In essence, in the platform case your customers are people developing products - the distinction is that you are looking to solve patterns of problems rather than specific problems. For example, you want to create storage services that can be utilized by a host of consumer facing products (e.g. binary media, documents, encryption, privacy etc), rather than specific products (e.g. consumer image social network, secure document vault for lawyers etc).
Learning
The following diagram summarizes the above discussion.

Notice that at each level there is an engagement process where at the higher level engagement is at a higher order and with people who have a horizontal view of problems, services, solutions and how behaviors at a global level can be changed (e.g. we must engage more with our citizens, people want offers in real time).
As you move down the layers, you move into vertical areas of learning and behavioral change where local domain experts and users can feedback into actual problems they are seeing and can create many solutions to address these issues. It can be challenging for people used to delivering focused solutions to consumer problems to see the higher levels of patterns needed for larger scale behavior change (i.e. making it easier for a broad set of users with a slightly less elegant solution than fits specific users - the right side of of the 80/20 rule decreases the higher up the layers you go, until you have an inclusive set of patterns).
In all layers notice there is a constant feedback layer of innovation - also notice that the arrows between the layers go both ways - there should be constant education between parties to improve the services and add new services - this is the MVP approach. As the layers at the lower levels utilize more of the platform services and hence can create even more innovation (due to reduced time to get their base product up and running), they can feed back up to the producers who can create new horizontal services that in turn can be shared across the community.
Furthermore, you can involve everyone in the innovation process at different layers as is shown below.

Notice in the diagram above you move from people with horizontal knowledge (at the top) to people with domain and niche knowledge - the engagement moves in both directions and innovations that move up the layers can be spread across everyone who uses the platform.
The further down the layers you go, the closer to get to clear definitions of consumer focused products - solutions to address various types of consumer problems.
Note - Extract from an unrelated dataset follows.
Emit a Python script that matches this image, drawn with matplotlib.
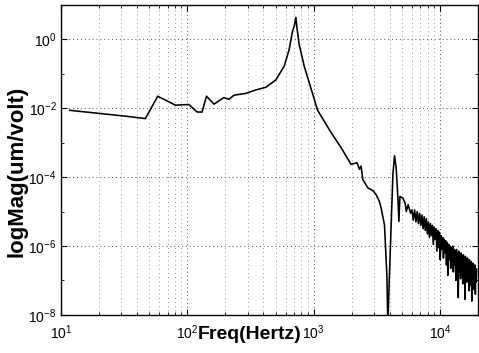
import matplotlib
matplotlib.use("Agg")
import matplotlib.pyplot as plt
import matplotlib.ticker as mticker
import numpy as np

plt.rcParams['font.family'] = ['Liberation Sans', 'DejaVu Sans']
plt.rcParams['mathtext.fontset'] = 'custom'
plt.rcParams['mathtext.rm'] = 'Liberation Sans'
plt.rcParams['mathtext.it'] = 'Liberation Sans:italic'
plt.rcParams['mathtext.bf'] = 'Liberation Sans:bold'

# frequentie (Hz) en log10 van de amplitude
freq_main = [11.8, 33.4, 46.7, 58.4, 80.7, 103, 120, 131, 142, 163, 195, 214,
             235, 290, 348, 419, 502, 585, 641, 681, 703, 724, 735, 769, 843,
             952, 1076, 1372, 1648, 1978, 2207, 2303, 2376, 2450, 2685, 2941,
             3124, 3320, 3421, 3638, 3800, 3866, 3980, 4100, 4240, 4368, 4500,
             4645, 4730, 4820, 5085, 5300, 5410, 5600, 5850]
logmag_main = [-2.06, -2.235, -2.30, -1.65, -1.91, -1.89, -2.11, -2.11, -1.65,
               -1.88, -1.69, -1.74, -1.62, -1.57, -1.47, -1.39, -1.18, -0.78,
               -0.29, 0.24, 0.39, 0.64, 0.39, -0.15, -0.78, -1.42, -2.06, -2.70,
               -3.14, -3.63, -3.58, -3.77, -3.68, -4.07, -4.31, -4.39, -4.51,
               -4.71, -4.90, -5.39, -6.86, -8.3, -6.86, -5.49, -3.92, -3.38,
               -3.73, -4.61, -5.29, -4.56, -4.61, -4.76, -5.0, -4.80, -5.05]

# ruisige staart boven ~6 kHz
freq_tail = [6000, 6150, 6300, 6450, 6600, 6750, 6900, 7050, 7200, 7350, 7500,
             7650, 7800, 7950, 8100, 8250, 8400, 8550, 8700, 8850, 9000, 9150,
             9300, 9450, 9600, 9750, 9900, 10050, 10200, 10350, 10500, 10650,
             10800, 10950, 11100, 11250, 11400, 11550, 11700, 11850, 12000,
             12150, 12300, 12450, 12600, 12750, 12900, 13050, 13200, 13350,
             13500, 13650, 13800, 13950, 14100, 14250, 14400, 14550, 14700,
             14850, 15000, 15150, 15300, 15450, 15600, 15750, 15900, 16050,
             16200, 16350, 16500, 16650, 16800, 16950, 17100, 17250, 17400,
             17550, 17700, 17850, 18000, 18150, 18300, 18450, 18600, 18750,
             18900, 19050, 19200, 19350, 19500]
logmag_tail = [-4.95, -5.25, -4.95, -5.3, -5.0, -5.35, -5.05, -5.4, -5.1, -5.5,
               -5.15, -5.55, -5.2, -5.65, -5.3, -5.75, -5.35, -5.7, -5.4, -5.95,
               -5.45, -5.8, -5.5, -6.15, -5.55, -6.05, -5.6, -6.4, -5.7, -6.1,
               -5.75, -6.35, -5.8, -6.2, -5.85, -6.55, -5.9, -6.85, -5.95, -6.4,
               -6.0, -6.65, -6.05, -6.45, -6.0, -6.75, -6.1, -6.55, -6.15, -7.0,
               -6.1, -6.6, -6.2, -7.5, -6.15, -6.75, -6.25, -6.95, -6.2, -6.65,
               -6.3, -7.1, -6.25, -6.8, -6.35, -7.55, -6.3, -6.9, -6.4, -7.05,
               -6.35, -6.85, -6.45, -7.3, -6.4, -6.95, -6.5, -7.15, -6.45, -7.6,
               -6.55, -7.0, -6.5, -7.25, -6.6, -7.05, -6.55, -7.4, -6.65, -7.05,
               -6.7]

freq = np.array(freq_main + freq_tail)
mag = 10.0 ** np.array(logmag_main + logmag_tail)

fig = plt.figure(figsize=(4.79, 3.53), dpi=100)
ax = fig.add_axes([0.127, 0.108, 0.871, 0.878])

ax.loglog(freq, mag, color='black', linewidth=1.15)

ax.set_xlim(10, 2e4)
ax.set_ylim(1e-8, 1e1)
ax.yaxis.set_major_locator(mticker.FixedLocator([1e-8, 1e-6, 1e-4, 1e-2, 1e0]))
ax.yaxis.set_minor_locator(mticker.FixedLocator([1e-7, 1e-5, 1e-3, 1e-1]))
ax.yaxis.set_minor_formatter(mticker.NullFormatter())

ax.grid(True, which='major', linestyle=(0, (1, 3)), color='0.3', linewidth=0.7)
ax.xaxis.grid(True, which='minor', linestyle=(0, (1, 4)), color='0.45', linewidth=0.6)

ax.tick_params(which='both', direction='in', top=True, right=True,
               labelsize=10)
ax.tick_params(axis='x', pad=6)
ax.tick_params(axis='y', pad=3)
ax.tick_params(which='major', length=4)
ax.tick_params(which='minor', length=2)
for s in ax.spines.values():
    s.set_linewidth(1.0)

ax.set_xlabel('Freq(Hertz)', fontsize=14, fontweight='bold')
ax.xaxis.set_label_coords(0.452, -0.035)
ax.set_ylabel('logMag(um/volt)', fontsize=16, fontweight='bold')
ax.yaxis.set_label_coords(-0.08, 0.463)

fig.savefig('out.png', dpi=100)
As you move up the layers,you find further and further abstractions from the detailed problem and more of a focus on a horizontal solution that fits many requirements (the pattern approach).
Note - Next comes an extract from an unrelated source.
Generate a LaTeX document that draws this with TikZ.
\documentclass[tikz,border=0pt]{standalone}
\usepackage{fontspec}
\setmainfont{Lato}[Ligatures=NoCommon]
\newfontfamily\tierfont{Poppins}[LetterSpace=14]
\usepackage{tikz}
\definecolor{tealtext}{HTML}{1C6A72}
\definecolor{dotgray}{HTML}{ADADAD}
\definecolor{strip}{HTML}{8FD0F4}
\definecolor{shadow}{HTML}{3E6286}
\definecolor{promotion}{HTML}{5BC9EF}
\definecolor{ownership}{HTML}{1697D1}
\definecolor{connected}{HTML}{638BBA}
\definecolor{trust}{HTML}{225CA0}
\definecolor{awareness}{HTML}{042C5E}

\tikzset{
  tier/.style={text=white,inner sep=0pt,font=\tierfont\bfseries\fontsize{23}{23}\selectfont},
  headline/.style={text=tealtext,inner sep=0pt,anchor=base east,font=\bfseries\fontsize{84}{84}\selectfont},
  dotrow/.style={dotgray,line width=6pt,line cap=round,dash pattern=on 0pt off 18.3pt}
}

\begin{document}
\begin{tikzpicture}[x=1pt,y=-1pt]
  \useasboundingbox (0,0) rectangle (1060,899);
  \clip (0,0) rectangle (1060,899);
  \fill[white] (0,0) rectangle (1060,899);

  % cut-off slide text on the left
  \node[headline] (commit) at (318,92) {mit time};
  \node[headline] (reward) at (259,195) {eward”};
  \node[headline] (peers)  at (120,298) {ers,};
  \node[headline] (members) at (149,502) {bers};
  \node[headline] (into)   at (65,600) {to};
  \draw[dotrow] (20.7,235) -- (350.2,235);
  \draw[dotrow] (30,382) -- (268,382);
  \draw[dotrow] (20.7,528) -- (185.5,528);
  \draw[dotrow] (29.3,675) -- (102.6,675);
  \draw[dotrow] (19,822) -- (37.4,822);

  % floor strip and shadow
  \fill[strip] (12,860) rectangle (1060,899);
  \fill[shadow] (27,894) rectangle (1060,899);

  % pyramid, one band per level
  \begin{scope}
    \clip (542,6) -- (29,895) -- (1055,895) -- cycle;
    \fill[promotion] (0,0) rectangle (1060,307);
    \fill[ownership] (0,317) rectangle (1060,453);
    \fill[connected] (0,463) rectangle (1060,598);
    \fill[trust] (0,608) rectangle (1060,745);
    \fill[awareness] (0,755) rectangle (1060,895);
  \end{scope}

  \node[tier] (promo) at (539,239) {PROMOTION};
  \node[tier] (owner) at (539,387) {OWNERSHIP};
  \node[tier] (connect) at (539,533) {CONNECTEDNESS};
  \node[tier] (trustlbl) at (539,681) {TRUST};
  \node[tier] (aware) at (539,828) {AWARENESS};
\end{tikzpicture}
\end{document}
Steps to Disruptive Platform Innovation
The following steps will be iterated over, but it’s a start in understanding the steps that could be taken to create an innovation platform for disruption.
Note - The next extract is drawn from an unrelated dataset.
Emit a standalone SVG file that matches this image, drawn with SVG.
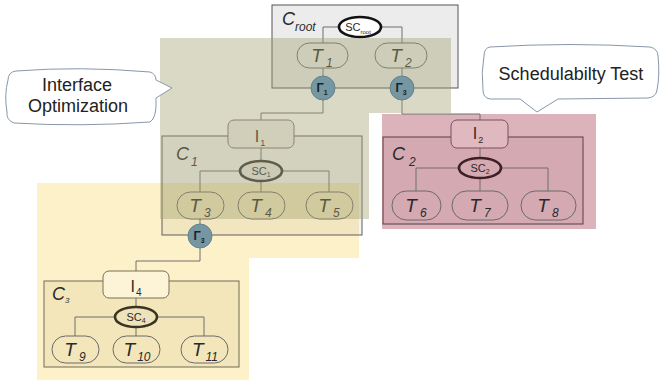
<svg xmlns="http://www.w3.org/2000/svg" width="661" height="383" viewBox="0 0 661 383">
<style>
text{font-family:"Liberation Sans",Arial,sans-serif;fill:#2a2a2a}
.tk{fill:none;stroke:#6a6a6a;stroke-width:1}
.tl{font-size:19px;font-style:italic;text-anchor:middle}
.ts{font-size:12px}
.il{font-size:16px;text-anchor:middle}
.sc{stroke-width:2.6}
.scl{font-size:11px;text-anchor:middle}
.gm{fill:#7696a2;stroke:#64838f;stroke-width:1}
.gl{font-size:12px;font-weight:bold;fill:#15252b;text-anchor:middle}
.ln{fill:none;stroke:#6e6e6e;stroke-width:1}
.bub{fill:#ffffff;stroke:#8797ab;stroke-width:1}
.bt{font-size:18px;text-anchor:middle;fill:#222}
.cl{font-style:italic;font-size:18px}
</style>

<!-- background regions -->
<rect x="382" y="114" width="214" height="115" fill="#dcb3bb"/>
<polygon points="37,183 359,183 359,258 249,258 249,380 37,380" fill="#fdf1c9"/>

<!-- container boxes -->
<g id="C_root">
<rect x="272" y="5" width="186" height="83" fill="#ececec" stroke="#555" stroke-width="1"/>
<text class="cl" x="282" y="25">C<tspan font-size="12" dy="6">root</tspan></text>
</g>
<g id="C_1">
<rect x="162" y="136" width="200" height="99" fill="rgba(0,0,0,0.045)" stroke="#5e5e5e" stroke-width="1"/>
<text class="cl" x="176" y="160">C<tspan font-size="12" dy="6" dx="2">1</tspan></text>
</g>
<g id="C_2">
<rect x="383" y="137" width="200" height="87" fill="rgba(90,20,40,0.06)" stroke="#5e3a42" stroke-width="1"/>
<text class="cl" x="392" y="160" fill="#3a2228">C<tspan font-size="12" dy="6" dx="4">2</tspan></text>
</g>
<g id="C_3">
<rect x="44" y="281" width="195" height="86" fill="rgba(120,90,20,0.07)" stroke="#6f6a55" stroke-width="1"/>
<text class="cl" x="52" y="300" font-size="12">C<tspan font-size="8" dy="3">3</tspan></text>
</g>

<!-- connectors -->
<g id="connectors">
<path class="ln" d="M323 43 V27 H402 V43"/>
<path class="ln" d="M323 68 V113 H261 V120"/>
<path class="ln" d="M402 68 V114 H480 V120"/>
<path class="ln" d="M261 148 V171"/>
<path class="ln" d="M200 192 V171 H329 V192 M261 171 V192"/>
<path class="ln" d="M200 219 V261 H136 V271"/>
<path class="ln" stroke="#5e3a42" d="M480 148 V168 M416 191 V168 H548 V191 M480 168 V191"/>
<path class="ln" stroke="#6f6a55" d="M136 298 V317 M75 336 V317 H204 V336 M136 317 V336"/>
</g>

<!-- root nodes -->
<g id="SC_root">
<ellipse cx="360" cy="27" rx="21" ry="10" fill="#fff" stroke="#111" class="sc"/>
<text class="scl" x="358" y="31">SC<tspan font-size="6" dy="3">root</tspan></text>
</g>
<g id="T1">
<rect class="tk" x="297" y="43" width="51" height="25" rx="12.5"/>
<text class="tl" x="322" y="62">T<tspan class="ts" dx="3" dy="5">1</tspan></text>
</g>
<g id="T2">
<rect class="tk" x="375" y="43" width="52" height="25" rx="12.5"/>
<text class="tl" x="401" y="62">T<tspan class="ts" dx="3" dy="5">2</tspan></text>
</g>

<!-- C1 nodes -->
<g id="I1">
<rect x="228" y="120" width="66" height="28" rx="6" fill="#f0efec" stroke="#777"/>
<text class="il" x="260" y="142">I<tspan font-size="9" dx="1" dy="4">1</tspan></text>
</g>
<g id="SC1">
<ellipse cx="261" cy="171" rx="21" ry="10" fill="#e6e6e6" stroke="#333" class="sc"/>
<text class="scl" x="261" y="175">SC<tspan font-size="7" dy="2">1</tspan></text>
</g>
<g id="T3">
<rect class="tk" x="177" y="192" width="47" height="27" rx="13.5"/>
<text class="tl" x="200" y="212">T<tspan class="ts" dx="3" dy="5">3</tspan></text>
</g>
<g id="T4">
<rect class="tk" x="238" y="192" width="47" height="27" rx="13.5"/>
<text class="tl" x="261" y="212">T<tspan class="ts" dx="3" dy="5">4</tspan></text>
</g>
<g id="T5">
<rect class="tk" x="306" y="192" width="47" height="27" rx="13.5"/>
<text class="tl" x="329" y="212">T<tspan class="ts" dx="3" dy="5">5</tspan></text>
</g>

<!-- C2 nodes -->
<g id="I2">
<rect x="451" y="120" width="57" height="28" rx="6" fill="#dfb8c0" stroke="#7a5058"/>
<text class="il" x="478" y="139" fill="#3a2228">I<tspan font-size="9" dx="1" dy="4">2</tspan></text>
</g>
<g id="SC2">
<ellipse cx="480" cy="168" rx="21" ry="10" fill="#d4a9b1" stroke="#3e1f24" class="sc"/>
<text class="scl" x="480" y="172" fill="#3a2228">SC<tspan font-size="7" dy="2">2</tspan></text>
</g>
<g id="T6">
<rect class="tk" stroke="#7a5058" x="392" y="191" width="49" height="29" rx="14.5"/>
<text class="tl" x="416" y="212" fill="#2e1a1e">T<tspan class="ts" dx="3" dy="5">6</tspan></text>
</g>
<g id="T7">
<rect class="tk" stroke="#7a5058" x="452" y="191" width="56" height="29" rx="14.5"/>
<text class="tl" x="480" y="212" fill="#2e1a1e">T<tspan class="ts" dx="3" dy="5">7</tspan></text>
</g>
<g id="T8">
<rect class="tk" stroke="#7a5058" x="521" y="191" width="55" height="29" rx="14.5"/>
<text class="tl" x="548" y="212" fill="#2e1a1e">T<tspan class="ts" dx="3" dy="5">8</tspan></text>
</g>

<!-- C3 nodes -->
<g id="I4">
<rect x="103" y="271" width="66" height="27" rx="6" fill="#fdf4d8" stroke="#777055"/>
<text class="il" x="136" y="292" font-size="17">I<tspan font-size="10" dx="1" dy="4">4</tspan></text>
</g>
<g id="SC4">
<ellipse cx="136" cy="317" rx="21" ry="10" fill="#efe3bb" stroke="#3a3520" class="sc"/>
<text class="scl" x="136" y="321">SC<tspan font-size="7" dy="2">4</tspan></text>
</g>
<g id="T9">
<rect class="tk" stroke="#7a7358" x="52" y="336" width="47" height="27" rx="13.5"/>
<text class="tl" x="75" y="356">T<tspan class="ts" dx="3" dy="5">9</tspan></text>
</g>
<g id="T10">
<rect class="tk" stroke="#7a7358" x="113" y="336" width="47" height="27" rx="13.5"/>
<text class="tl" x="137" y="356">T<tspan class="ts" dx="2" dy="5">10</tspan></text>
</g>
<g id="T11">
<rect class="tk" stroke="#7a7358" x="181" y="336" width="47" height="27" rx="13.5"/>
<text class="tl" x="205" y="356">T<tspan class="ts" dx="2" dy="5">11</tspan></text>
</g>

<!-- olive overlay -->
<polygon points="160,38 451,38 451,113 369,113 369,219 160,219" fill="#a3a16e" opacity="0.4"/>

<!-- interface nodes -->
<g id="Gamma1">
<circle class="gm" cx="323" cy="88" r="12"/>
<text class="gl" x="322" y="92">Γ<tspan font-size="7" dy="3">1</tspan></text>
</g>
<g id="Gamma3_root">
<circle class="gm" cx="402" cy="88" r="12"/>
<text class="gl" x="401" y="92">Γ<tspan font-size="7" dy="3">3</tspan></text>
</g>
<g id="Gamma3_c1">
<circle class="gm" cx="200" cy="236" r="12"/>
<text class="gl" x="199" y="240">Γ<tspan font-size="7" dy="3">3</tspan></text>
</g>

<!-- callouts -->
<g id="callout_interface">
<path class="bub" d="M16 71 Q80 66 150 72 Q156 74 156 80 L172 88 L156 98 Q157 118 150 122 Q80 127 14 123 Q6 120 7 112 Q4 95 8 80 Q8 72 16 71 Z"/>
<text class="bt" x="77" y="91">Interface</text>
<text class="bt" x="78" y="112">Optimization</text>
</g>
<g id="callout_sched">
<path class="bub" d="M490 47 Q570 42 650 47 Q658 49 658 56 Q660 75 657 90 Q656 97 648 98 L558 99 L537 112 L520 99 L490 99 Q483 98 483 90 Q481 72 484 56 Q484 48 490 47 Z"/>
<text class="bt" x="571" y="80">Schedulabilty Test</text>
</g>
</svg>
- Disruptive Business ideas - grand visions or ideas through discussion between experts and industry. Add in consumer focus groups noticing patterns. At this level you are not doing stuff, but rather noticing patterns across the consumer base.
- Enabled by disruptive technical platform capabilities to address patterns at scale. People with horizontal technical knowledge are key.
- High level business goals - knit together components to do new things. New technical patterns enable new ideas - or make original ideas attainable.
- Enabled by more specific technical platform capabilities. The patterns become implemented as composed use of the platform services.
- Detailed business goals - customer vision from in the field experience (algorithms, apps etc)
- Supported by user feedback. Gather requirements etc. This is where you scale engagement.
- Enabled by specific technical solutions
- Iterate and build many technical solutions. Start small. Improve the higher level patterns by bottom up feedback.